Short exercise
Transcribe the whole listing without a single picture.

——————————

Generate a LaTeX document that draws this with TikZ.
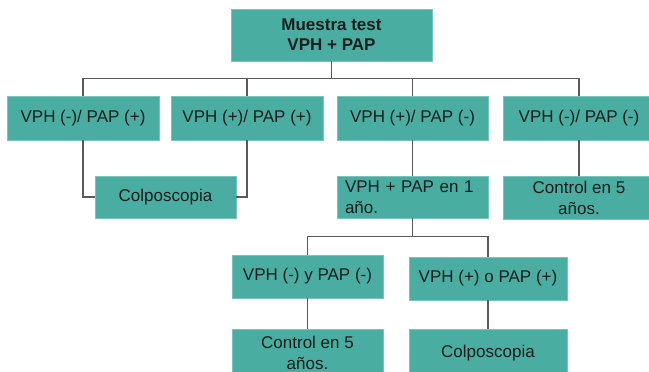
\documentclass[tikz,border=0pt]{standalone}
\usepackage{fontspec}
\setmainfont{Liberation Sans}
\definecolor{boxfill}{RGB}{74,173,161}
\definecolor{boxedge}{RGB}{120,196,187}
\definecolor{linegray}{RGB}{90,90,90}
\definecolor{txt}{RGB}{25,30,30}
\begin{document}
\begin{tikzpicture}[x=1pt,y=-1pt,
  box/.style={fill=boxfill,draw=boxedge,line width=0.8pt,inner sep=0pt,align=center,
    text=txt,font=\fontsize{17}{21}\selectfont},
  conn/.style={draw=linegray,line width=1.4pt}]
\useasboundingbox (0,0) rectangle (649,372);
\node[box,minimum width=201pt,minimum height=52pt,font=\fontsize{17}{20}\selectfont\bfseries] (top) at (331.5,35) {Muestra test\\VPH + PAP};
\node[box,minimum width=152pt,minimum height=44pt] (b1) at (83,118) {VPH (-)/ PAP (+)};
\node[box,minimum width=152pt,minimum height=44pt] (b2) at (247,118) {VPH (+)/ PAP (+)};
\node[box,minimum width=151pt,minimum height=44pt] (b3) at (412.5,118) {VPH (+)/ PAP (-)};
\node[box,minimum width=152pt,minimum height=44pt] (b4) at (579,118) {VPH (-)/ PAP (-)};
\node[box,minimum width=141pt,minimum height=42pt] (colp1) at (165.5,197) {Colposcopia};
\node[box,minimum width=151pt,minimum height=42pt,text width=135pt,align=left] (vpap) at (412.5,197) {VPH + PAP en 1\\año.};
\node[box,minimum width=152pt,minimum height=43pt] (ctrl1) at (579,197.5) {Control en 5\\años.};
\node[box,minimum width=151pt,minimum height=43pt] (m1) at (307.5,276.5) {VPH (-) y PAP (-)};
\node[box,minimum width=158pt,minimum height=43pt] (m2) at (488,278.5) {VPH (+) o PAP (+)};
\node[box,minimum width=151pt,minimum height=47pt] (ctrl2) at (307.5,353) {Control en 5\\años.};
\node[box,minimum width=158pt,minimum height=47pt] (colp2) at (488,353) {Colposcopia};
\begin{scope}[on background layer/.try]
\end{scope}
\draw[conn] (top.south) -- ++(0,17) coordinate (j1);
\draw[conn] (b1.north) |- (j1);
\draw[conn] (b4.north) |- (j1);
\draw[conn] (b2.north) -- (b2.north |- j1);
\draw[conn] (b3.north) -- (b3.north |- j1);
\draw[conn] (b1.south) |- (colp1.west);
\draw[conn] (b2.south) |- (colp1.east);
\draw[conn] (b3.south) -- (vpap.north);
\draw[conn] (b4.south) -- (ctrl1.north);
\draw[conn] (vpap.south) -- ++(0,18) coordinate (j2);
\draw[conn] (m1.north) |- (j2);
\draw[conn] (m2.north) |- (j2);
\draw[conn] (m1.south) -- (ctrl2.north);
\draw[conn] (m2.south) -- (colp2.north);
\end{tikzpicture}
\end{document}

——————————

Exercise output
Generate a LaTeX document that draws this with TikZ.
\documentclass[tikz,border=0pt]{standalone}
\usepackage{fontspec}
\setmainfont{Liberation Sans}
\definecolor{boxfill}{RGB}{74,173,161}
\definecolor{boxedge}{RGB}{120,196,187}
\definecolor{linegray}{RGB}{90,90,90}
\definecolor{txt}{RGB}{25,30,30}
\begin{document}
\begin{tikzpicture}[x=1pt,y=-1pt,
  box/.style={fill=boxfill,draw=boxedge,line width=0.8pt,inner sep=0pt,align=center,
    text=txt,font=\fontsize{17}{21}\selectfont},
  conn/.style={draw=linegray,line width=1.4pt}]
\useasboundingbox (0,0) rectangle (649,372);
\node[box,minimum width=201pt,minimum height=52pt,font=\fontsize{17}{20}\selectfont\bfseries] (top) at (331.5,35) {Muestra test\\VPH + PAP};
\node[box,minimum width=152pt,minimum height=44pt] (b1) at (83,118) {VPH (-)/ PAP (+)};
\node[box,minimum width=152pt,minimum height=44pt] (b2) at (247,118) {VPH (+)/ PAP (+)};
\node[box,minimum width=151pt,minimum height=44pt] (b3) at (412.5,118) {VPH (+)/ PAP (-)};
\node[box,minimum width=152pt,minimum height=44pt] (b4) at (579,118) {VPH (-)/ PAP (-)};
\node[box,minimum width=141pt,minimum height=42pt] (colp1) at (165.5,197) {Colposcopia};
\node[box,minimum width=151pt,minimum height=42pt,text width=135pt,align=left] (vpap) at (412.5,197) {VPH + PAP en 1\\año.};
\node[box,minimum width=152pt,minimum height=43pt] (ctrl1) at (579,197.5) {Control en 5\\años.};
\node[box,minimum width=151pt,minimum height=43pt] (m1) at (307.5,276.5) {VPH (-) y PAP (-)};
\node[box,minimum width=158pt,minimum height=43pt] (m2) at (488,278.5) {VPH (+) o PAP (+)};
\node[box,minimum width=151pt,minimum height=47pt] (ctrl2) at (307.5,353) {Control en 5\\años.};
\node[box,minimum width=158pt,minimum height=47pt] (colp2) at (488,353) {Colposcopia};
\begin{scope}[on background layer/.try]
\end{scope}
\draw[conn] (top.south) -- ++(0,17) coordinate (j1);
\draw[conn] (b1.north) |- (j1);
\draw[conn] (b4.north) |- (j1);
\draw[conn] (b2.north) -- (b2.north |- j1);
\draw[conn] (b3.north) -- (b3.north |- j1);
\draw[conn] (b1.south) |- (colp1.west);
\draw[conn] (b2.south) |- (colp1.east);
\draw[conn] (b3.south) -- (vpap.north);
\draw[conn] (b4.south) -- (ctrl1.north);
\draw[conn] (vpap.south) -- ++(0,18) coordinate (j2);
\draw[conn] (m1.north) |- (j2);
\draw[conn] (m2.north) |- (j2);
\draw[conn] (m1.south) -- (ctrl2.north);
\draw[conn] (m2.south) -- (colp2.north);
\end{tikzpicture}
\end{document}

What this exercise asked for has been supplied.